Tencent Cloud is eager to tap Asia’s growing demand for media services, offering up a product portfolio that includes newly launched “metaverse-in-a-box” to help businesses with their Web3 initiatives. The Chinese tech giant, however, remains coy on how generative artificial intelligence (AI) tools such as ChatGPT, will play a role in its overall vision.
For now, it is openly bullish about market opportunities in media services, which it believes will grow 19-fold in Asia-Pacific between 2016 and 2026. It is the region with the most video-on-demand subscribers, said Poshu Yeung, Tencent Cloud International’s senior vice president, during a media briefing in Singapore.
Regional markets such as Singapore, Malaysia, Indonesia, and Thailand, will see significant growth opportunities in media services, driven by accelerated growth in Southeast Asia’s data centre industry, Tencent said.
The cloud vendor last year launched its media services business, touting it as a one-stop audio and video offering that spanned video-on-demand, live streaming, real-time communication, and instant messaging services, amongst others.

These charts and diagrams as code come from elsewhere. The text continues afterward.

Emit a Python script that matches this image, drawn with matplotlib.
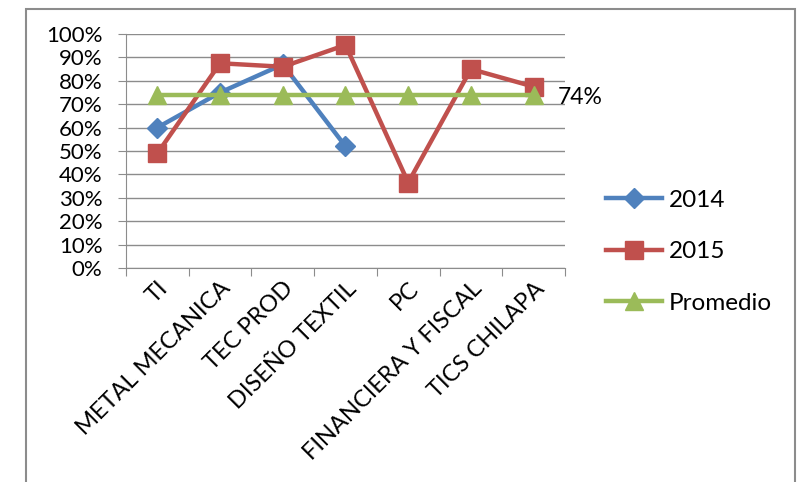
import numpy as np
import matplotlib
matplotlib.use("Agg")
import matplotlib.pyplot as plt
from matplotlib.patches import Rectangle
from matplotlib.ticker import FuncFormatter, MultipleLocator

plt.rcParams['font.family'] = ['Lato', 'DejaVu Sans']

categories = ["TI", "METAL MECANICA", "TEC PROD", "DISEÑO TEXTIL", "PC",
              "FINANCIERA Y FISCAL", "TICS CHILAPA"]
s2014 = [0.60, 0.75, 0.87, 0.52, np.nan, np.nan, np.nan]
s2015 = [0.49, 0.875, 0.86, 0.953, 0.365, 0.85, 0.775]
promedio = [0.74] * 7
series_names = ["2014", "2015", "Promedio"]
colors = ["#4F81BD", "#C0504D", "#9BBB59"]

fig = plt.figure(figsize=(8.04, 4.82), dpi=100)
ax = fig.add_axes([126/804, 1-268/482, (565-126)/804, (268-34)/482])

x = np.arange(len(categories))
ax.plot(x, s2014, color=colors[0], lw=3.2, marker='D', ms=10, label=series_names[0], zorder=3)
ax.plot(x, s2015, color=colors[1], lw=3.2, marker='s', ms=13, label=series_names[1], zorder=4)
ax.plot(x, promedio, color=colors[2], lw=3.2, marker='^', ms=13, label=series_names[2], zorder=5)

ax.annotate(f"{promedio[-1]*100:.0f}%", xy=(x[-1], promedio[-1]), xytext=(17, -2),
            textcoords='offset points', va='center', ha='left', fontsize=16.5)

ax.set_xlim(-0.5, len(categories) - 0.5)
ax.set_ylim(0, 1.0)
ax.yaxis.set_major_locator(MultipleLocator(0.1))
ax.yaxis.set_major_formatter(FuncFormatter(lambda v, p: f"{v*100:.0f}%"))
ax.grid(axis='y', color='#8c8c8c', lw=1.0)
ax.set_axisbelow(True)
for s in ['top', 'right']:
    ax.spines[s].set_visible(False)
for s in ['left', 'bottom']:
    ax.spines[s].set_color('#8c8c8c')
ax.tick_params(axis='y', length=6, color='#8c8c8c', labelsize=16, pad=11)
ax.set_xticks(np.arange(-0.5, len(categories), 1.0))
ax.set_xticklabels([])
ax.set_xticks(x, minor=True)
ax.set_xticklabels(categories, minor=True, rotation=45, ha='right', va='top',
                   rotation_mode='anchor', fontsize=17)
ax.tick_params(axis='x', which='major', length=6, color='#8c8c8c', direction='out')
ax.tick_params(axis='x', which='minor', length=0, pad=7)

leg = fig.legend(loc='upper left', bbox_to_anchor=(584/804, 1-168/482), frameon=False,
                 fontsize=17.5, handlelength=2.3, labelspacing=1.25, handletextpad=0.3)

fig.patches.append(Rectangle((26/804, -0.1), (795-26)/804, 1.1 - 9/482,
                             transform=fig.transFigure, fill=False,
                             edgecolor='#8c8c8c', lw=1.5))

fig.savefig("out.png", dpi=100)
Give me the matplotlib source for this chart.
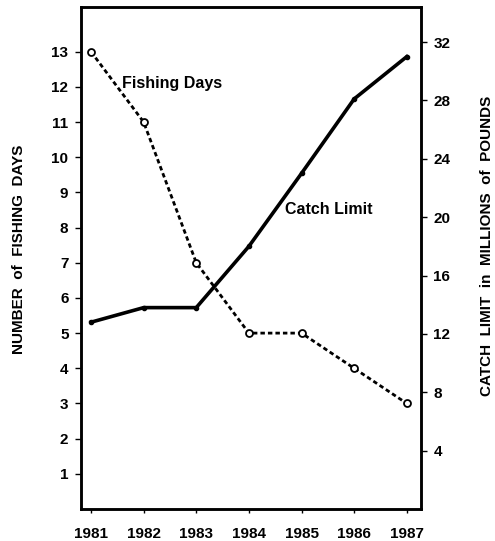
import matplotlib
matplotlib.use("Agg")
import matplotlib.pyplot as plt

years = [1981, 1982, 1983, 1984, 1985, 1986, 1987]
fishing_days = [13, 11, 7, 5, 5, 4, 3]
catch_limit = [12.8, 13.8, 13.8, 18.0, 23.0, 28.1, 31.0]
left_ticks = list(range(1, 14))
right_ticks = [4, 8, 12, 16, 20, 24, 28, 32]

plt.rcParams['font.family'] = ['Liberation Sans', 'DejaVu Sans']
plt.rcParams['font.weight'] = 'bold'

W, H = 495, 541
fig = plt.figure(figsize=(W/100, H/100), dpi=100)
ax = fig.add_axes([81/W, 1-509/H, 340/W, 502/H])
ax2 = ax.twinx()

ax.plot(years, fishing_days, linestyle=(0, (1.6, 1.1)), color='black', lw=2.0,
        marker='o', markersize=5, markerfacecolor='white', markeredgecolor='black',
        markeredgewidth=1.3, zorder=3)
ax2.plot(years, catch_limit, '-', color='black', lw=2.6, marker='o', markersize=3,
         markerfacecolor='black', zorder=3)

ax.set_xlim(1980.81, 1987.27)
ax.set_ylim(0, 14.27)
ax2.set_ylim(0, 34.4)

tfs = 11
ax.set_xticks(years)
ax.set_xticklabels([str(y) for y in years], fontsize=tfs, fontweight='bold')
ax.set_yticks(left_ticks)
ax.set_yticklabels([str(t) for t in left_ticks], fontsize=tfs, fontweight='bold')
ax2.set_yticks(right_ticks)
ax2.set_yticklabels([str(t) for t in right_ticks], fontsize=tfs, fontweight='bold')

for a in (ax, ax2):
    for s in a.spines.values():
        s.set_linewidth(1.8)
    a.tick_params(direction='out', length=4, width=1.0, pad=5)
ax.tick_params(axis='x', length=3, pad=10)

fig.text(19/W, 1-249/H, 'NUMBER  of  FISHING  DAYS', fontsize=11, fontweight='bold',
         rotation=90, ha='center', va='center')
fig.text(487/W, 1-246/H, 'CATCH  LIMIT  in  MILLIONS  of  POUNDS', fontsize=11,
         fontweight='bold', rotation=90, ha='center', va='center')

ax.text(1981.59, 12.1, 'Fishing Days', fontsize=11.5, fontweight='bold', va='center', ha='left')
ax.text(1984.68, 8.5, 'Catch Limit', fontsize=11.5, fontweight='bold', va='center', ha='left')

fig.savefig('out.png', dpi=100)
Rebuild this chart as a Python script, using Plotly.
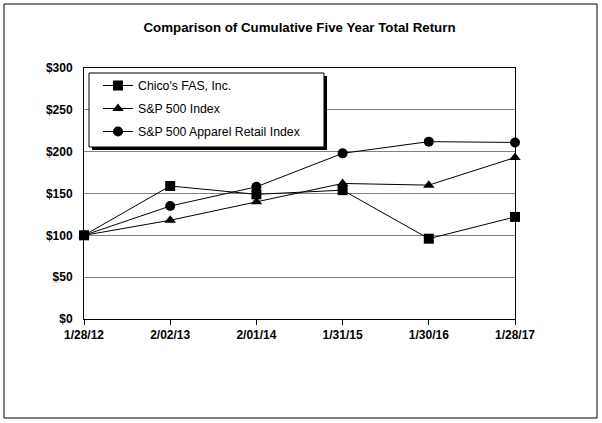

Of the 400 media services it offers, 150 are available outside of China.
Backed by a wider company ecosystem that has more than 20 years of experience in online games and media development, Tencent Cloud is able to tap this knowledge pool in its media services delivery, Yeung said.
Also central to this is the company’s “immersive convergence” strategy, which encompasses technologies including Web3 that help bring together the online and physical environments to offer seamless connectivity and user experience.
To drive Web3 development, for instance, Tencent on Wednesday launched “metaverse-in-a-box”, which offers a suite of tools including SDKs and low-code applications to help businesses quickly develop metaverse services. These can be applied in games, media and entertainment, as well as traditional sectors, according to Tencent.
Yeung said: “We see a future with Web3, a new iteration of the internet that ushers in the concept of ‘immersive convergence’ where the physical and digital economies meet and integrate. With more businesses now keen to explore and adapt to an efficient, transparent digital future, we are ready to leverage our technical experience in the fields of games, audio, and video to provide technical support for Web3, and work with industry partners to create a more immersive experience and nurture a better Web3 ecosystem.”
ZDNET asked where generative AI tools fit into this strategy and why ChatGPT was generating so much interest when AI chatbots, including those offered by Tencent, had been in the market for several years.
While Tencent was said to also be exploring similar plans, its executives were reluctant to share details or confirm a roadmap.
When probed further, Yeung said the vendor had been tapping AI technologies and integrating these into its products for “years”. Similarly, he noted that Tencent had been working on metaverse technologies–for instance, in its online games–before the term was formally established in the industry.
Adding that generative AI was just another descriptive term that now was widely used, he said while there were no specific plans related to ChatGPT, the vendor would continue its work in the AI field and to explore new developments.
Tencent was more willing to share its plans for Web3, which now will include the development of blockchain API (application programming interface) services, following a new partnership agreement with Web3 infrastructure provider Ankr. Deployed over Tencent’s cloud infrastructure, these API services will provide a global decentralised network of RPC (remote procedure call) nodes that can power Web3 development projects.
Tencent on Wednesday also signed up three Web3 blockchain partners to help businesses with their Web3 deployment. The partners include Ava Labs, which provides smart contracts platform Avalanche that is touted to enable Web3 developers to build scalable, custom applications. An Avalanche node has been set up on Tencent Cloud.
“We think the biggest breakthrough for Web3 is that it introduces more ownership and privilege for users,” said Yimin Long, Tencent Cloud’s general manager for media solutions. These will need to be facilitated with smart contracts, he added.
Further development in Web3 will lead to more diverse applications, such as the development of chatbots and group management for chat services, Long said.
Pointing to the metaverse, he said Tencent’s experience in online games and communication services spanning text, audio, video, and 3D, will be a competitive advantage.